A Visit That Stops Parker in His Tracks: Parker Finds a Mine That Could Change Everything
Parker Schnabel has seen plenty of gold operations across the world, but his visit to a $400 million hard-rock mine in Brazil leaves him facing a very different scale of opportunity. In Gold Rush: Parker’s Trail, the young miner steps away from placer mining and enters a world where geology, chemistry and industrial discipline turn buried rock into 99.9% pure gold bars.
The mine is located near Poconé, a region known for major gold deposits and more than 30 mining operations. Unlike the Yukon, where Parker’s crews chase pay dirt through frozen ground, this Brazilian operation follows gold locked inside quartz veins created by ancient geological activity. The result is a mine that works less like a seasonal race and more like a long-term industrial machine.
Inside the Salinas Gold Mine
The Salinas Gold Mine is presented as the largest operation in the area, covering around 1,200 acres and employing more than 600 people. For Parker, that size alone is enough to command attention. But what impresses him most is the system behind it.

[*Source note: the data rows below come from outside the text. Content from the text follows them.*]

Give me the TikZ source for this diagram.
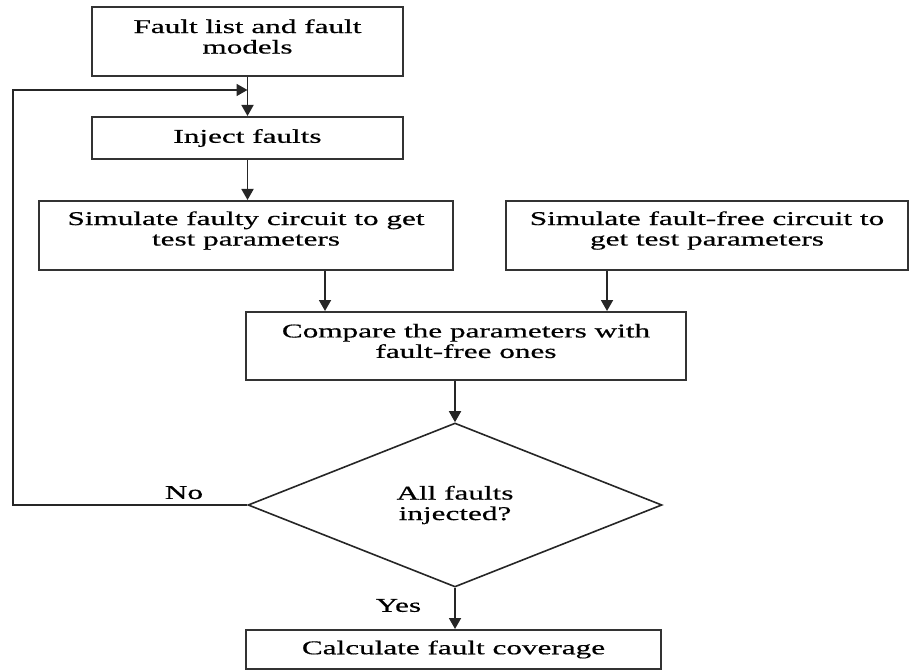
\documentclass[tikz,border=0pt]{standalone}
\usepackage{fontspec}
\setmainfont{Liberation Serif}[FakeStretch=1.6,FakeBold=0.6]
\usetikzlibrary{arrows.meta,shapes.geometric}

\tikzset{
  box/.style={draw=black!80, line width=2pt, rectangle, align=center, inner sep=0pt},
  boxtext/.style={label={[align=center, yshift=5pt]center:#1}},
  decision/.style={draw=black!85, line width=1.6pt, diamond, align=center, inner sep=0pt,
    minimum width=414pt, minimum height=164pt},
  flow/.style={draw=black!85, line width=1.8pt, -{Triangle[width=12pt,length=11pt]}},
  lab/.style={inner sep=1pt}
}

\begin{document}
\begin{tikzpicture}[x=10pt, y=-10pt, font=\fontsize{19.5}{20.5}\selectfont]
  %%%%% START %%%%%
  \useasboundingbox (0,0) rectangle (91,67.1);

  \node[box, minimum width=311pt, minimum height=69pt, boxtext={Fault list and fault\\models}] (list) at (24.75, 4.15) {};
  \node[box, minimum width=311pt, minimum height=42pt] (inject) at (24.75, 13.8) {Inject faults};

  \node[box, minimum width=414pt, minimum height=69pt, boxtext={Simulate faulty circuit to get\\test parameters}] (faulty) at (24.6, 23.55) {};
  \node[box, minimum width=402pt, minimum height=69pt, boxtext={Simulate fault-free circuit to\\get test parameters}] (golden) at (70.7, 23.55) {};

  \node[box, minimum width=440pt, minimum height=68pt, boxtext={Compare the parameters with\\fault-free ones}] (compare) at (46.6, 34.6) {};
  \node[decision] (done) at (45.5, 50.5) {All faults\\injected?};
  \node[box, minimum width=415pt, minimum height=39pt] (coverage) at (45.35, 64.95) {Calculate fault coverage};

  \coordinate (back) at (1.3, 9.0);

  \draw[flow] (list) -- (inject);
  \draw[flow] (inject) -- (inject |- faulty.north);
  \draw[flow] ([xshift=79pt]faulty.south) -- ([xshift=79pt]faulty.south |- compare.north);
  \draw[flow] ([xshift=-100pt]golden.south) -- ([xshift=-100pt]golden.south |- compare.north);
  \draw[flow] (done.north |- compare.south) -- (done.north);
  \draw[flow] (done.south) -- node[lab, pos=0.43, left=32pt] (yes) {Yes} (done.south |- coverage.north);

  % back to injection
  \draw[flow] (done.west) -- node[lab, pos=0.27, above=4pt] (no) {No} (done.west -| back) -- (back) -- (back -| list.south);

  %%%%% END %%%%%
\end{tikzpicture}
\end{document}
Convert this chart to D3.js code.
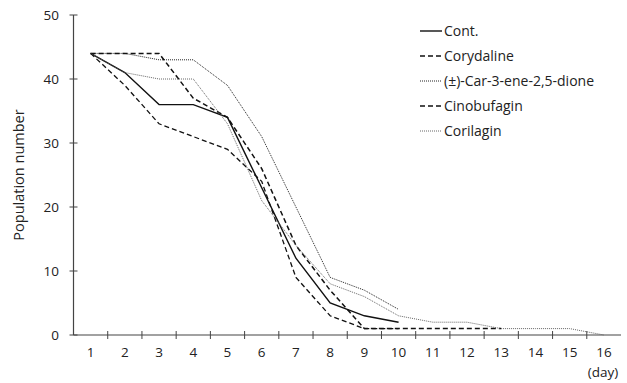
<!DOCTYPE html>
<html>
<head>
<meta charset="utf-8">
<script src="https://cdn.jsdelivr.net/npm/d3@7"></script>
<style>
  body { margin: 0; background: #fff; }
  text { font-family: "Open Sans", "Noto Sans", sans-serif; fill: #222; }
</style>
</head>
<body>
<div id="chart"></div>
<script>
const days = d3.range(1, 17);
const cont        = [44, 41, 36, 36, 34, 23, 12, 5, 3, 2];
const corydaline  = [44, 39, 33, 31, 29, 24, 9, 3, 1, 1];
const carene      = [44, 44, 43, 43, 39, 31, 20, 9, 7, 4];
const cinobufagin = [44, 44, 44, 37, 34, 26, 14, 7, 1, 1, 1, 1, 1];
const corilagin   = [44, 41, 40, 40, 33, 21, 14, 8, 6, 3, 2, 2, 1, 1, 1, 0];
const yTicks = [0, 10, 20, 30, 40, 50];

const series = [
  { name: "Cont.", values: cont, dash: null, width: 1.4, color: "#111" },
  { name: "Corydaline", values: corydaline, dash: "5,3", width: 1.3, color: "#111" },
  { name: "(\u00b1)-Car-3-ene-2,5-dione", values: carene, dash: "1,1", width: 1, color: "#222" },
  { name: "Cinobufagin", values: cinobufagin, dash: "5,3", width: 1.5, color: "#111" },
  { name: "Corilagin", values: corilagin, dash: "1,1", width: 0.9, color: "#555" }
];

const width = 627, height = 383;
const margin = { left: 73.5, right: 6, top: 15, bottom: 48 };

const svg = d3.select("#chart").append("svg")
  .attr("width", width).attr("height", height);

const x = d3.scaleBand().domain(days).range([margin.left, width - margin.right]);
const y = d3.scaleLinear().domain([0, 50]).range([height - margin.bottom, margin.top]);

const axisColor = "#444";

// x axis, ticks between the days
const xg = svg.append("g").attr("transform", `translate(0,${y(0)})`);
xg.append("line").attr("x1", margin.left).attr("x2", width - margin.right)
  .attr("stroke", axisColor).attr("stroke-width", 1.2);
xg.selectAll("line.tick").data(days.slice(1)).enter().append("line")
  .attr("class", "tick")
  .attr("x1", d => x(d)).attr("x2", d => x(d))
  .attr("y1", -4).attr("y2", 4)
  .attr("stroke", axisColor).attr("stroke-width", 1);
xg.selectAll("text").data(days).enter().append("text")
  .attr("x", d => x(d) + x.bandwidth() / 2).attr("y", 22)
  .attr("text-anchor", "middle").attr("font-size", 13.5)
  .text(d => d);
svg.append("text").attr("x", 603).attr("y", 377)
  .attr("text-anchor", "middle").attr("font-size", 13.5).text("(day)");

// y axis
const yg = svg.append("g");
yg.append("line").attr("x1", margin.left).attr("x2", margin.left)
  .attr("y1", y(0)).attr("y2", y(50))
  .attr("stroke", axisColor).attr("stroke-width", 1.2);
yg.selectAll("line.tick").data(yTicks).enter().append("line")
  .attr("class", "tick")
  .attr("x1", margin.left - 4).attr("x2", margin.left + 4)
  .attr("y1", d => y(d)).attr("y2", d => y(d))
  .attr("stroke", axisColor).attr("stroke-width", 1);
yg.selectAll("text").data(yTicks).enter().append("text")
  .attr("x", 59).attr("y", d => y(d)).attr("dy", "0.35em")
  .attr("text-anchor", "end").attr("font-size", 13.5)
  .text(d => d);
svg.append("text")
  .attr("transform", `translate(24,${(y(0) + y(50)) / 2}) rotate(-90)`)
  .attr("text-anchor", "middle").attr("font-size", 14.5)
  .text("Population number");

// lines
const line = d3.line()
  .x((d, i) => x(days[i]) + x.bandwidth() / 2)
  .y(d => y(d));

svg.selectAll("path.series").data(series).enter().append("path")
  .attr("class", "series")
  .attr("d", d => line(d.values))
  .attr("fill", "none")
  .attr("stroke", d => d.color)
  .attr("stroke-width", d => d.width)
  .attr("stroke-dasharray", d => d.dash);

// legend
const lg = svg.append("g").attr("transform", "translate(420,31)");
const rows = lg.selectAll("g").data(series).enter().append("g")
  .attr("transform", (d, i) => `translate(0,${i * 25})`);
rows.append("line").attr("x1", 0).attr("x2", 22)
  .attr("stroke", d => d.color)
  .attr("stroke-width", d => d.width)
  .attr("stroke-dasharray", d => d.dash);
rows.append("text").attr("x", 24).attr("dy", "0.35em")
  .attr("font-size", 14).text(d => d.name);
</script>
</body>
</html>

The mine processes roughly 11,000 tons of rock per day. Because the local rock is softer than many traditional hard-rock sites, the operation can reduce blasting costs and move material more efficiently. That gives the mine a crucial advantage: scale without the same level of constant destruction often associated with harder rock environments.
The Method Behind the Gold
The most striking part of the visit comes when Parker sees how the mine extracts gold. Instead of using mercury, the operation relies on a cyanide-based process designed to dissolve and recover gold from crushed rock. The mine’s team presents the method as a controlled and safer alternative when handled under strict industrial standards.
That change has reportedly pushed recovery rates from around 90% to 98%, a major improvement in a business where every percentage point can mean millions. For Parker, the lesson is clear. Modern mining is not only about finding gold. It is about recovering as much of it as possible without wasting the resource.
From Rock to 99.9% Pure Bars
After the ore is processed, the final stage delivers the image that gives the episode its power: molten gold poured into molds and transformed into bars with 99.9% purity. It is a clean, controlled finish to a process that begins deep underground.

For viewers used to Parker’s wash plants in the Yukon, the contrast is striking. In placer mining, gold often appears as flakes, nuggets or concentrate recovered from gravel. In Brazil, the journey ends with polished bars that look less like a field recovery and more like a global commodity ready for market.
A $400 Million Question
The visit becomes more than a tour when talk turns toward possible investment. A $400 million figure changes the tone immediately. This is not a small claim or a seasonal cut. It is a massive commitment that would require partners, long-term planning and a willingness to operate in a more complex mining world.
Parker’s interest is obvious. He has spent years expanding his knowledge beyond the Yukon, and Brazil offers something different: a chance to understand hard-rock mining at serious scale. But the size of the opportunity also carries major pressure. Entering this world would mean bigger capital, more regulation, deeper technical demands and far less room for instinct alone.
Why This Moment Matters

The episode works because it shows Parker standing at a crossroads. He is not just watching another miner’s success. He is studying a possible future for himself. The Salinas operation proves that gold mining can be far bigger, cleaner and more technical than the muddy cuts that made him famous.
By the end, the mine feels less like a destination and more like a warning. The gold is real. The technology is impressive. The profits could be enormous. But for Parker Schnabel, the unanswered question remains: is this the next step in his mining career, or a world too big to enter without risking everything he has already built?